Suella Braverman did not mistakenly leak a meaningless document. She endlessly consulted a maverick. She deliberately emailed a policy doc not yet agreed to her pvt email. Then she sent it to John Hayes and someone she thought was his wife. Then lied to PM about when it was sent pic.twitter.com/WvjnMT7Cvw
— Tim Shipman (@ShippersUnbound) 2022年10月25日
All of Boris's ministers (bar one) were up to it.
— Iain Overton (@iainoverton) 2022年10月26日
All But One of Boris Johnson’s Cabinet Ministers Used Private Email – Why? https://t.co/8bBBs06mAT
Suella Braverman committed “multiple breaches of the ministerial code” in her first stint as home secretary, the former Conservative chairman has said https://t.co/J6cPBvQxd2
— The Times and The Sunday Times (@thetimes) 2022年10月27日
これで終わっては「英文法ブログ」の体裁すら保てないので、最後にとってつけたように、さっき見たBBCのプロフィール記事から:
Born in 1970 and educated at Bassaleg Comprehensive School in Newport, David TC Davies's grandfather on his mother's side was a miner at Clipstone Colliery, in Nottinghamshire, who would joke he was the "only Tory coal miner in the town".

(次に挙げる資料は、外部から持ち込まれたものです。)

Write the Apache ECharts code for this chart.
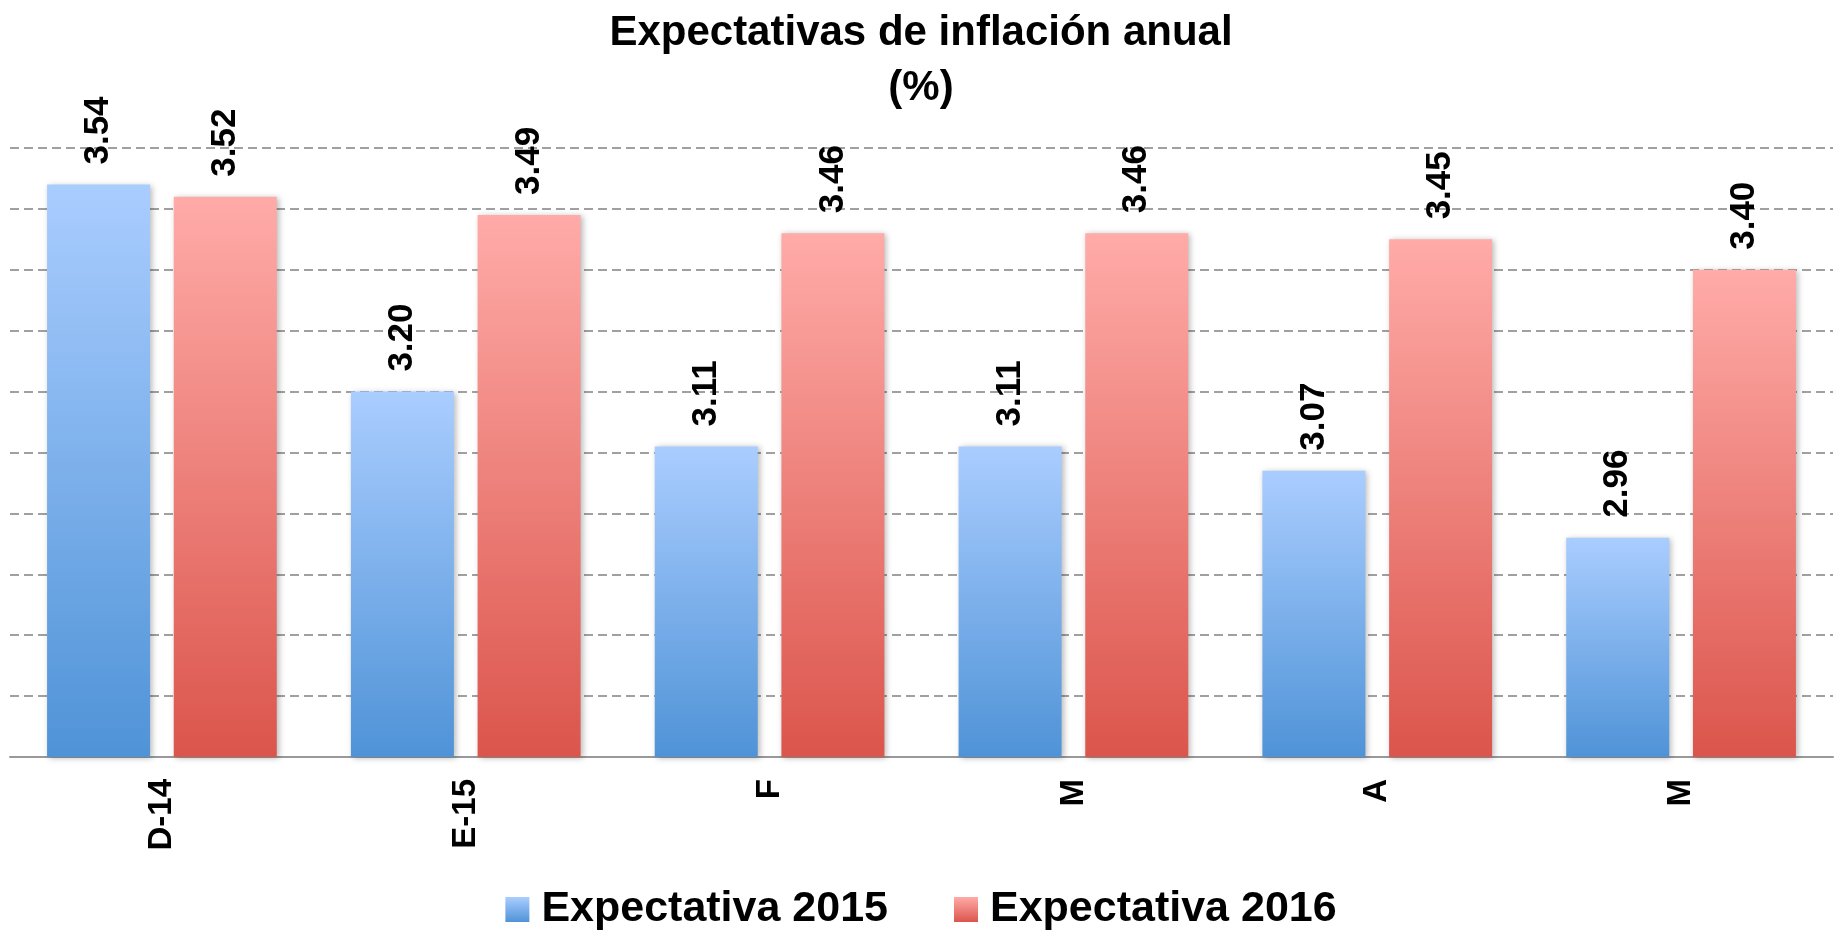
<!DOCTYPE html>
<html>
<head>
<meta charset="utf-8">
<script src="https://cdn.jsdelivr.net/npm/echarts@6/dist/echarts.min.js"></script>
<style>
html,body{margin:0;padding:0;background:#fff;}
#chart{width:1842px;height:938px;}
</style>
</head>
<body>
<div id="chart"></div>
<script>
const titleText = 'Expectativas de inflación anual\n(%)';
const categories = ['D-14', 'E-15', 'F', 'M', 'A', 'M'];
const seriesNames = ['Expectativa 2015', 'Expectativa 2016'];
const exp2015 = [3.54, 3.20, 3.11, 3.11, 3.07, 2.96];
const exp2016 = [3.52, 3.49, 3.46, 3.46, 3.45, 3.40];
const yMin = 2.6, yMax = 3.6, yStep = 0.1;

const FONT = '"Liberation Sans", Arial, sans-serif';

function grad(top, bottom) {
  return new echarts.graphic.LinearGradient(0, 0, 0, 1, [
    {offset: 0, color: top},
    {offset: 1, color: bottom}
  ]);
}

const labelCfg = {
  show: true,
  position: 'top',
  rotate: 90,
  align: 'left',
  verticalAlign: 'middle',
  distance: 20,
  fontFamily: FONT,
  fontWeight: 'bold',
  fontSize: 35,
  color: '#000',
  formatter: p => p.value.toFixed(2)
};

const chart = echarts.init(document.getElementById('chart'));
chart.setOption({
  animation: false,
  backgroundColor: '#fff',
  title: {
    text: titleText,
    left: 'center',
    top: 1,
    textStyle: {
      fontFamily: FONT,
      fontWeight: 'bold',
      fontSize: 42,
      lineHeight: 55,
      color: '#000'
    }
  },
  legend: {
    bottom: 2,
    left: 'center',
    itemWidth: 24,
    itemHeight: 25,
    itemGap: 66,
    icon: 'rect',
    textStyle: {
      fontFamily: FONT,
      fontWeight: 'bold',
      fontSize: 43,
      color: '#000',
      padding: [0, 0, 0, 7]
    },
    data: seriesNames
  },
  grid: {left: 10, right: 9, top: 148, bottom: 181, containLabel: false},
  xAxis: {
    type: 'category',
    data: categories,
    axisLine: {show: true, lineStyle: {color: '#999', width: 2}},
    axisTick: {show: false},
    axisLabel: {
      rotate: 90,
      margin: 22,
      fontFamily: FONT,
      fontWeight: 'bold',
      fontSize: 33,
      color: '#000'
    }
  },
  yAxis: {
    type: 'value',
    min: yMin,
    max: yMax,
    interval: yStep,
    axisLabel: {show: false},
    axisLine: {show: false},
    axisTick: {show: false},
    splitLine: {show: true, lineStyle: {color: '#a0a0a0', width: 2, type: [9, 5]}}
  },
  series: [
    {
      name: seriesNames[0],
      type: 'bar',
      data: exp2015,
      barWidth: 103,
      barGap: '23%',
      itemStyle: {
        color: grad('#aacdff', '#4f93d7'),
        shadowBlur: 6,
        shadowColor: 'rgba(0,0,0,0.28)',
        shadowOffsetX: 2,
        shadowOffsetY: 1
      },
      label: labelCfg
    },
    {
      name: seriesNames[1],
      type: 'bar',
      data: exp2016,
      barWidth: 103,
      barGap: '23%',
      itemStyle: {
        color: grad('#ffaba8', '#db554c'),
        shadowBlur: 6,
        shadowColor: 'rgba(0,0,0,0.28)',
        shadowOffsetX: 2,
        shadowOffsetY: 1
      },
      label: labelCfg
    }
  ]
});
</script>
</body>
</html>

David TC Davies: The ex-HGV driver in Sunak's cabinet - BBC News
太字で示した部分は《過去分詞》の《分詞構文》である。分詞構文というものは、それがくっついている文そのものと主語が一致していなければならない。
Born in Leeds, John moved to London with his parents when he was three.
この例の場合、「(ジョンは)リーズで生まれ、ジョンは3歳のときに両親と一緒にロンドンに引っ越した」のである。
しかし今回実例として見ている文では、"David TC Davies's grandfather on his mother's side" が1970年に生まれ、ニューポートのBassaleg Comprehensive Schoolで教育を受けたのではない。1970年に生まれてニューポートのその学校に通ったのは、David TC Daviesその人である。
こういうふうに、分詞の意味上の主語と文の主語とが一致しない分詞構文を、江川泰一郎は「ずっこけ分詞」構文と呼んでいる(『英文法解説』p. 347)。文法的には誤りと言えるのだろうが、今回見ているように、BBC記事のような場でもごくまれに見る形である。
※文字数は9500字を軽く超えている。